Harajuku es una zona tranquila y agradable para pasear, particularmente los jardines que rodean al templo, construido en 1920 en memoria del gran Emperador Menji, quien sacó al Japón de su prolongado y anacrónico aislamiento internacional. Aunque destruido por los bombardeos de la II Guerra Mundial, ha sido reconstruido primorosamente con auténticos cedros nipones. Los días laborables es un lugar apacible, pero quien se acerque por allí un fin de semana se encontrará, sobre el amplio puente que da acceso al parque, con una sorprendente asamblea de adolescentes disfrazadas de gótico que expresan su rebeldía y gusto por la individualidad a espaldas de sus padres. Las chicas se pasan las horas agrupadas en cuadrillas sin otro objeto que decorar el paisaje hasta que llega el momento de cambiarse de ropa en los servicios del metro para regresar a casa como si volvieran del cine. Muy cerca se encuentra la famosa Takeshita dori, una calle donde los jóvenes adoran comprar la última moda, camisetas con inscripciones y medias de rabiosos colores. A mí me recordó mucho al Carnaby Street de los años hippies.

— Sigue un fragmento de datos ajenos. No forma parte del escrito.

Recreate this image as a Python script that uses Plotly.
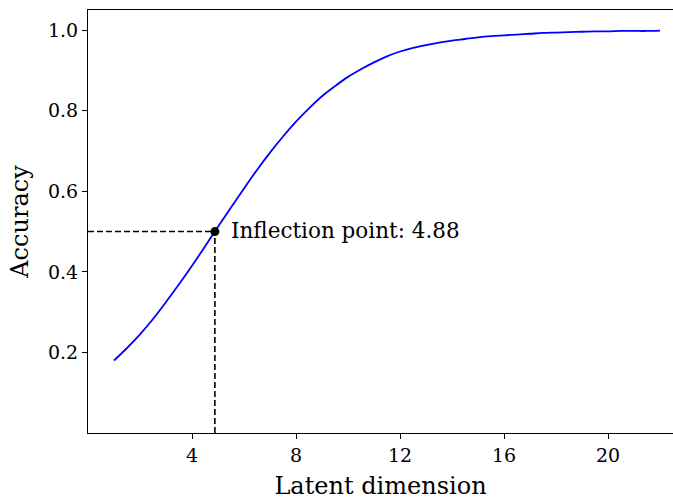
import plotly.graph_objects as go

# Data
latent_dim = [1, 1.5, 2, 2.5, 3, 3.5, 4, 4.5, 5, 5.5, 6, 6.5, 7, 7.5, 8, 8.5, 9, 9.5,
              10, 10.5, 11, 11.5, 12, 12.5, 13, 13.5, 14, 14.5, 15, 15.5, 16, 16.5,
              17, 17.5, 18, 18.5, 19, 19.5, 20, 20.5, 21, 21.5, 22]
accuracy = [0.180, 0.211, 0.245, 0.283, 0.325, 0.369, 0.415, 0.463, 0.512, 0.560,
            0.607, 0.653, 0.696, 0.736, 0.773, 0.806, 0.836, 0.861, 0.884, 0.903,
            0.920, 0.935, 0.947, 0.956, 0.963, 0.969, 0.974, 0.978, 0.982, 0.985,
            0.987, 0.989, 0.991, 0.993, 0.994, 0.995, 0.996, 0.997, 0.997, 0.998,
            0.998, 0.998, 0.999]
inflection_x = 4.88
inflection_y = 0.5
x_ticks = [4, 8, 12, 16, 20]
y_ticks = [0.2, 0.4, 0.6, 0.8, 1.0]

FONT = "DejaVu Serif"

fig = go.Figure()
fig.add_trace(go.Scatter(x=latent_dim, y=accuracy, mode="lines",
                         line=dict(color="#0000ff", width=1.8, shape="spline"),
                         showlegend=False, hoverinfo="skip"))
fig.add_trace(go.Scatter(x=[0, inflection_x], y=[inflection_y, inflection_y], mode="lines",
                         line=dict(color="black", width=1.6, dash="6px,3px"),
                         showlegend=False, hoverinfo="skip"))
fig.add_trace(go.Scatter(x=[inflection_x, inflection_x], y=[0, inflection_y], mode="lines",
                         line=dict(color="black", width=1.6, dash="6px,3px"),
                         showlegend=False, hoverinfo="skip"))
fig.add_trace(go.Scatter(x=[inflection_x], y=[inflection_y], mode="markers",
                         marker=dict(color="black", size=9),
                         showlegend=False, hoverinfo="skip"))
fig.add_annotation(x=inflection_x + 0.55, y=inflection_y + 0.003,
                   text=f"Inflection point: {inflection_x:.2f}",
                   showarrow=False, xanchor="left", yanchor="middle",
                   font=dict(family=FONT, size=21.5, color="black"))

fig.update_layout(
    width=673, height=500,
    margin=dict(l=88, r=0, t=10, b=67),
    paper_bgcolor="white", plot_bgcolor="white",
    font=dict(family=FONT, color="black"),
)
fig.update_xaxes(range=[0, 22.5], tickvals=x_ticks, ticktext=[str(v) for v in x_ticks],
                 showgrid=False, zeroline=False, showline=True, linecolor="black",
                 linewidth=1.2, mirror=True, ticks="outside", ticklen=5, tickwidth=1,
                 tickcolor="black", tickfont=dict(family=FONT, size=19),
                 title=dict(text="Latent dimension", font=dict(family=FONT, size=24),
                            standoff=15))
fig.update_yaxes(range=[0, 1.05], tickvals=y_ticks, ticktext=[f"{v:.1f}" for v in y_ticks],
                 showgrid=False, zeroline=False, showline=True, linecolor="black",
                 linewidth=1.2, mirror=False, ticks="outside", ticklen=5, tickwidth=1,
                 tickcolor="black", tickfont=dict(family=FONT, size=19),
                 title=dict(text="Accuracy", font=dict(family=FONT, size=24),
                            standoff=12))

fig.write_html("out.html")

Y si su visita a Tokio es con vuelta a su lugar de origen, tendrá la ventaja adicional de disfrutar de la magia de un viaje a Japón puede empezar mucho antes de aterrizar en tierras niponas. Quien tenga la fortuna de viajar, por ejemplo, en la clase Seasons de la Japan Airlines se verá inmerso anticipadamente en un mundo que recuerda la quietud, el silencio y la armonía de un templo zen. El servicio reverencial, la limpieza extrema, la delicadeza en el trato, que lleva a las azafatas a ponerse de rodillas para hablar con los pasajeros, y el confort de asientos que se transforman en camas con sólo apretar un botón, hacen que el viajero sienta que «ya nunca abandonará» ese mundo ordenado, insólito, ancestral y misterioso. Por no mencionar el menú que se sirve a bordo, una sorprendente selección de delicados platos adornados con ramitas aromáticas que induce a cuestionarse si el gran invento de Ferrán Adriá no habrá sido precisamente la cocina japonesa.